Я прочел много книг об английской прозе, но извлечь из них пользу оказалось нелегко: по большей части они расплывчаты, слишком теоретичны и зачастую недоброжелательны. Нельзя сказать того же о «Словаре живого английского языка» Фаулера. Это — ценный труд. Как бы хорошо человек ни писал, здесь он может найти для себя много полезного. Читать его интересно. Фаулер любил простоту, строгость и здравый смысл. Претенциозность его раздражала. Он держался здравой точки зрения, что идиоматика — костяк языка, и высоко ценил хлесткие обороты. Он не гре-|: шил рабским преклонением перед логикой и всегда готов был проложить дорогу живому разговорному языку через слишком жесткие барьеры грамматики. Английская грамматика очень трудна, лишь немногие авторы пишут совсем без грамматических ошибок.
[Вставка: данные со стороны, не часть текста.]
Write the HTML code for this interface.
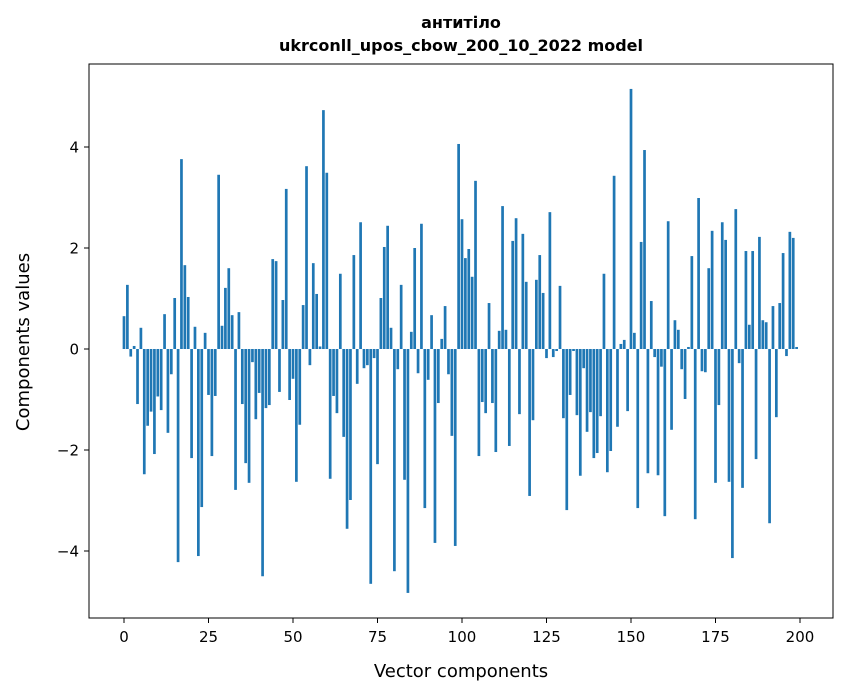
<!DOCTYPE html>
<html><head><meta charset="utf-8"><style>
body{margin:0;background:#fff;font-family:"DejaVu Sans","Liberation Sans",sans-serif}
</style></head><body>
<svg width="847" height="696" xmlns="http://www.w3.org/2000/svg" font-family="DejaVu Sans, Liberation Sans, sans-serif">
<text x="461" y="28" text-anchor="middle" font-size="16" font-weight="bold">антитіло</text>
<text x="461" y="51" text-anchor="middle" font-size="16" font-weight="bold">ukrconll_upos_cbow_200_10_2022 model</text>
<g id="bars"></g>
<g id="xt"></g>
<g id="yt"></g>
<rect x="89" y="64" width="744" height="554" fill="none" stroke="#000" stroke-width="1"/>
<text x="461" y="677" text-anchor="middle" font-size="18">Vector components</text>
<text transform="translate(29,342) rotate(-90)" text-anchor="middle" font-size="18">Components values</text>
</svg>
<script>
const values=[0.65,1.27,-0.15,0.06,-1.09,0.42,-2.48,-1.52,-1.24,-2.08,-0.94,-1.21,0.69,-1.66,-0.5,1.01,-4.22,3.76,1.66,1.03,
-2.16,0.44,-4.1,-3.13,0.32,-0.91,-2.12,-0.93,3.45,0.46,1.21,1.6,0.67,-2.79,0.73,-1.09,-2.26,-2.65,-0.26,-1.39,
-0.87,-4.5,-1.17,-1.11,1.78,1.74,-0.85,0.97,3.17,-1.01,-0.59,-2.63,-1.5,0.87,3.62,-0.32,1.7,1.09,0.05,4.73,
3.49,-2.57,-0.93,-1.27,1.49,-1.74,-3.56,-2.99,1.86,-0.69,2.51,-0.38,-0.32,-4.65,-0.18,-2.28,1.01,2.02,2.44,0.42,
-4.4,-0.4,1.27,-2.59,-4.83,0.34,2.0,-0.48,2.48,-3.15,-0.61,0.67,-3.84,-1.07,0.2,0.85,-0.5,-1.72,-3.9,4.06,
2.57,1.8,1.98,1.43,3.33,-2.12,-1.05,-1.27,0.91,-1.07,-2.04,0.36,2.83,0.38,-1.92,2.14,2.59,-1.29,2.28,1.33,
-2.91,-1.41,1.37,1.86,1.11,-0.18,2.71,-0.16,-0.04,1.25,-1.37,-3.19,-0.91,-0.04,-1.31,-2.51,-0.38,-1.64,-1.25,-2.16,
-2.06,-1.33,1.49,-2.44,-2.02,3.43,-1.54,0.1,0.18,-1.23,5.15,0.32,-3.15,2.12,3.94,-2.46,0.95,-0.16,-2.5,-0.35,
-3.31,2.53,-1.6,0.57,0.38,-0.4,-0.99,0.04,1.84,-3.37,2.99,-0.44,-0.46,1.6,2.34,-2.65,-1.11,2.51,2.16,-2.63,
-4.14,2.77,-0.28,-2.75,1.94,0.48,1.94,-2.18,2.22,0.57,0.53,-3.45,0.85,-1.35,0.91,1.9,-0.14,2.32,2.2,0.04];
const xTicks=[0,25,50,75,100,125,150,175,200];
const yTicks=[-4,-2,0,2,4];
const NS="http://www.w3.org/2000/svg";
const xs=v=>124+v*3.38;
const ys=v=>349-v*50.5;
const bars=document.getElementById('bars');
values.forEach((v,i)=>{
 const r=document.createElementNS(NS,'rect');
 
 
 const x0=xs(i-0.4),x1=xs(i+0.4);
 r.setAttribute('x',x0);r.setAttribute('width',x1-x0);
 r.setAttribute('y',Math.min(ys(v),ys(0)));r.setAttribute('height',Math.abs(ys(v)-ys(0)));
 r.setAttribute('fill','#1f77b4');bars.appendChild(r);
});
const xt=document.getElementById('xt');
xTicks.forEach(t=>{
 const l=document.createElementNS(NS,'line');
 
 
 l.setAttribute('x1',xs(t));l.setAttribute('x2',xs(t));l.setAttribute('y1',618);l.setAttribute('y2',623);l.setAttribute('stroke','#000');xt.appendChild(l);
 const tx=document.createElementNS(NS,'text');
 
 
 tx.setAttribute('x',xs(t));tx.setAttribute('y',642);tx.setAttribute('text-anchor','middle');tx.setAttribute('font-size','15');tx.textContent=t;xt.appendChild(tx);
});
const yt=document.getElementById('yt');
yTicks.forEach(t=>{
 const l=document.createElementNS(NS,'line');
 
 
 l.setAttribute('x1',84);l.setAttribute('x2',89);l.setAttribute('y1',ys(t));l.setAttribute('y2',ys(t));l.setAttribute('stroke','#000');yt.appendChild(l);
 const tx=document.createElementNS(NS,'text');
 
 
 tx.setAttribute('x',79);tx.setAttribute('y',ys(t)+5.5);tx.setAttribute('text-anchor','end');tx.setAttribute('font-size','15');tx.textContent=t<0?'\u2212'+Math.abs(t):t;yt.appendChild(tx);
});
</script>
</body></html>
Даже Генри Джеймс, писатель на редкость осмотрительный, подчас так пренебрегал грамматикой, что любой школьный учитель, найди он такие ошибки в сочинении школьника, преисполнился бы справедливого негодования. Знать грамматику нужно, и лучше писать без ошибок, чем с ошибками, но следует помнить, что грамматика — лишь повседневная речь, сведенная к правилам. Единственный критерий — это живой язык. Строго правильному обороту я всегда предпочту оборот легкий и естественный. Одно из различий между английским и французским языком состоит в том, что по-французски можно соблюдать правила грамматики, оставаясь естественным, а по-английски — далеко не всегда. Писать по-английски трудно потому, что звук живого голоса доминирует над видом напечатанного слова. Я много думал над вопросами стиля и положил на него много трудов. Я знаю, что среди написанных мною страниц мало таких, которые я не мог бы улучшить, и слишком много таких, на которые я махнул рукой, потому что не мог добиться лучшего, как ни старался. Я не могу сказать о себе того, что Джонсон сказал о Попе: «Он никогда не оставлял изъяна неисправленным от равнодушия, ниже проходил мимо него от отчаяния». Я пишу не так, как хочу; я пишу, как могу.